I think part of it is that I just don't think of pain as per se bad. A lot of people I know who struggle with exercise feel a little discomfort and act like its the end of the world. They get shin splits or something and they decide they can't run. I've had mild shin splits continuously for 15 years. It doesn't really bother me in the same way, I guess. When I get back from a run if I lightly bump my shins its excruciating.

I will say that now that I am getting older its getting a bit tougher - the pain is worse and lasts longer and real chronic pain kind of bums me out, but I just enjoy the challenge of trying to work around my body.

> I will say that now that I am getting older its getting a bit tougher - the pain is worse and lasts longer and real chronic pain kind of bums me out, but I just enjoy the challenge of trying to work around my body.

Please see this as your body trying to tell you something before you end up with a bad injury that could prevent you from running for weeks.

For me, shin splits subsided after I got more comfortable running shoes and shortening the distance covered during runs (i.e. ~5km down to ~3km, 5-days a week).

I think comfort/discomfort is a highly individualized thing where your range gets calibrated by your experience, and that modern western lifestyles have created a very narrow band of what’s comfortable for many people.

I’m a big Type II fun person and feel that there are all sorts of highly satisfying life experiences to be had if you’re able to tolerate some discomfort, but there has to be some deliberate practice of getting comfortable being uncomfortable to ease into it.

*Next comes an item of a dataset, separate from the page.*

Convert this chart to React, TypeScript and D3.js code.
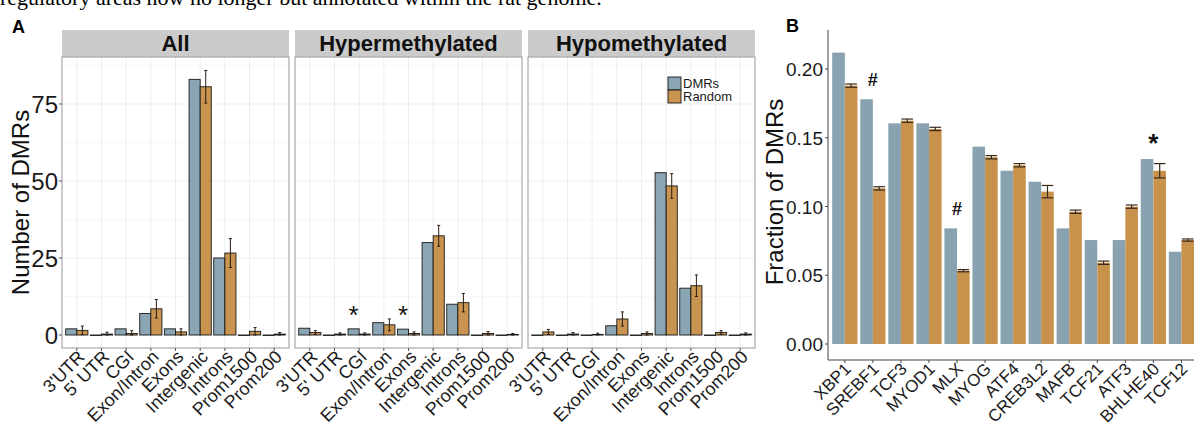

Some people get literally high when running. Some don’t. The get high types invariably posture as if they have more dedication or willpower. Funny stuff.

You're right, there is no such thing as willpower and we're all automatons moving through the universe like planets in orbit, helpless to affect our future or how we feel about ourselves or the world.

They might be unpleasant but still fun. And they may be painful but in reward you get to see places you would otherwise not. Or you may get to discover your limits, which are of course further out than just pain and discomfort. So there is absolutely enjoyment in these "unfun" things.

Plus of course the chance to humble brag online afterwards!

Just because you feel like shit and your head is saying "this sucks ass", there's also the endorphins being released, the feeling of achieving something, of overcoming your own limitations and stuff.

I mean it's not for me but I can see how in hindsight (it's always in hindsight, never in the moment) it'll be considered fun. Or at the very least a story to share with friends or the internet, which is also fun.

Did you not catch Covid? Even catching after getting the shots I still could barely move.

I barely felt covid, if not for temporary loss of smell I wouldn't think it was anything more than a moderate cold.

I've had those days where a 10-minute shuffle felt more restorative than a full night's sleep

Lymphatic system is actuated by your movement. Sure, it will work with just the little movements that your body does to keep in one piece, but for full performance so to speak you need to move around.

I heard so often that it's outright dangerous to run when you're sick. Does anyone with knowledge know whether this is true? The general vibes of this thread gives me the feelings that it's more like a inconvenience than straight up dangerous to your heart and everything, which is what I heard and believed up until now.

Depends how sick, I have frequently heard that with mild head cold, that has not gone to lungs it is good to run to activate immune system etc.